In dem Brennspiegel der Vernunft und der Logik sammelte Immanuel Kant das gedankliche Sein und leuchtete scharfsinnig in das Wesen der Erfahrung bis an die Grenzen menschlicher Erkenntnis. Ein anderer großer Philosoph des 18. Jahrhunderts ist Georg Wilhelm Friedrich Hegel, dem es gelang, in philosophischer Analyse das Gefüge der Geisteswerte aufzuhellen und daraus Erkenntnisse großen Ausmaßes abzuleiten. Schleiermacher (1768–1834), Schopenhauer (1788 bis 1860), Friedrich Wilhelm Josef Schelling gehören zu dem deutschen Bau der Philosophie, in der sich Leidenschaft und Stärke die Hände reichen. In dem Wellenschlag politischer Wandlung bildete sich [31] am Ausgang des 18. Jahrhunderts wieder ein tiefes Tal. Die französische Revolution warf ihren Blutschein über den Horizont. Im entfesselten Fieber vernichtet sie mit den Krallen ungezügelter Triebe und irrsinniger Dämonie die geistigen Mächte, die begannen, in den naturforschenden Laboratorien aufzustehen. "Wir haben keine Gelehrten nötig!" schrie der französische Pöbel und brachte die besten Köpfe unter die Guillotine. Der kaum gelüftete Schleier über der Materie wurde wieder eine dunkle Hülle.
Die Chemie trat mit diesen Erkenntnissen, an deren Ausbau namentlich seit dem 18. Jahrhundert Deutschland führend beteiligt ist, aus ihrer Bescheidenheit und bezwang gewaltige Aufgaben.

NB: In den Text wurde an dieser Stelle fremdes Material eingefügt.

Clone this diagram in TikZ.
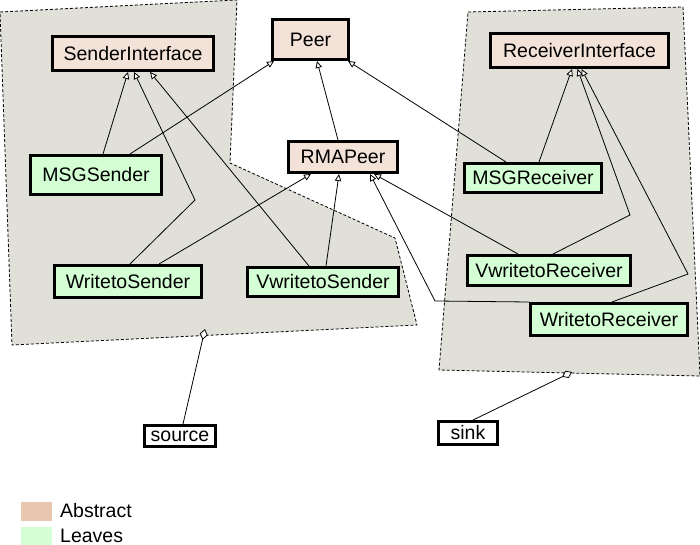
\documentclass[tikz,border=0pt]{standalone}
\usepackage{fontspec}
\setmainfont{Liberation Sans}
\usetikzlibrary{arrows.meta}
\definecolor{abs}{RGB}{242,226,216}
\definecolor{leaf}{RGB}{212,254,212}
\definecolor{grp}{RGB}{224,224,216}
\definecolor{absleg}{RGB}{232,198,176}
\begin{document}
\begin{tikzpicture}[x=1pt,y=-1pt,
  lbl/.style={font=\fontsize{19.5pt}{23pt}\selectfont},
  box/.style={lbl, draw=black, line width=3pt, inner sep=0pt},
  absbox/.style={box, fill=abs},
  leafbox/.style={box, fill=leaf},
  plainbox/.style={box, fill=white},
  grpoly/.style={fill=grp, draw=black, line width=0.8pt, dash pattern=on 3pt off 2pt},
  inh/.style={line width=0.8pt, -{Triangle[length=7pt,width=6.5pt,fill=white]}},
  agg/.style={line width=0.8pt, -{Diamond[length=11pt,width=8pt,fill=white]}},
  swatch/.style={inner sep=0pt, minimum width=31pt, minimum height=19pt},
]
\useasboundingbox (0,0) rectangle (700,545);
% groups
\draw[grpoly] (0,12) -- (237,0) -- (230,163) -- (395,238) -- (417,325) -- (12,345) -- cycle;
\draw[grpoly] (468,12) -- (683,7) -- (700,376) -- (439,370) -- cycle;
% nodes
\node[absbox, minimum width=161pt, minimum height=34pt] (si) at (133,53.5) {SenderInterface};
\node[absbox, minimum width=76pt, minimum height=40pt] (peer) at (310.5,39.5) {Peer};
\node[leafbox, minimum width=131pt, minimum height=39pt] (msgs) at (96,175) {MSGSender};
\node[absbox, minimum width=109pt, minimum height=31pt] (rma) at (343,157) {RMAPeer};
\node[leafbox, minimum width=147pt, minimum height=32pt] (ws) at (128,281.5) {WritetoSender};
\node[leafbox, minimum width=151pt, minimum height=29pt] (vws) at (323,282) {VwritetoSender};
\node[absbox, minimum width=178pt, minimum height=34pt] (ri) at (579.5,50.5) {ReceiverInterface};
\node[leafbox, minimum width=137pt, minimum height=29pt] (msgr) at (533,178) {MSGReceiver};
\node[leafbox, minimum width=163pt, minimum height=30pt] (vwr) at (549,270.5) {VwritetoReceiver};
\node[leafbox, minimum width=157pt, minimum height=32pt] (wr) at (609,319.5) {WritetoReceiver};
\node[plainbox, minimum width=71pt, minimum height=21pt] (src) at (180,436) {source};
\node[plainbox, minimum width=59pt, minimum height=23pt] (snk) at (468,433) {sink};
% inheritance
\draw[inh] ([xshift=7pt]msgs.north) -- ([xshift=-5pt]si.south);
\draw[inh] ([xshift=34pt]msgs.north) -- ([xshift=-36.5pt]peer.south);
\draw[inh] ([xshift=2pt]ws.north) -- (195,200) -- ([xshift=1pt]si.south);
\draw[inh] ([xshift=31pt]ws.north) -- ([xshift=-32pt]rma.south);
\draw[inh] ([xshift=-14pt]vws.north) -- ([xshift=17pt]si.south);
\draw[inh] ([xshift=3pt]vws.north) -- ([xshift=-4pt]rma.south);
\draw[inh] ([xshift=-5pt]rma.north) -- ([xshift=6.5pt]peer.south);
\draw[inh] ([xshift=-27pt]msgr.north) -- ([xshift=37.5pt]peer.south);
\draw[inh] ([xshift=6pt]msgr.north) -- ([xshift=-7.5pt]ri.south);
\draw[inh] ([xshift=4pt]vwr.north) -- (630,215) -- ([xshift=-2pt]ri.south);
\draw[inh] ([xshift=3pt]wr.north) -- (688,274) -- ([xshift=2pt]ri.south);
\draw[inh] ([xshift=-31pt]vwr.north) -- ([xshift=31pt]rma.south);
\draw[inh] (wr.north west) -- (435,301) -- ([xshift=27pt]rma.south);
% aggregation
\coordinate (srcagg) at (205,329);
\coordinate (snkagg) at (572,372);
\draw[agg] ([xshift=3pt]src.north) -- (srcagg);
\draw[agg] ([xshift=5pt]snk.north) -- (snkagg);
% legend
\node[swatch, fill=absleg] (labs) at (36.5,511.5) {};
\node[swatch, fill=leaf] (lleaf) at (36,536) {};
\node[lbl, anchor=west, inner sep=0pt] (tabs) at (60,511) {Abstract};
\node[lbl, anchor=west, inner sep=0pt] (tleaf) at (60,536) {Leaves};
\end{tikzpicture}
\end{document}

Die mathematischen Leistungen eines Karl Friedrich Gauß (1777–1855), die Lebensarbeit eines Alexander von Humboldt (1769–1859), die geographisch und geophysikalisch Höchstes erbrachte, die "Makrobiotik" des Arztes Wilhelm Hufeland (1762–1836) gehören zu den Lichtpunkten einer gärungsreichen Zeit, aus der tastend der stark werdende Zweig der Technik mit ihren Lebenselementen aus Physik, Metallchemie und Mathematik herauswuchs.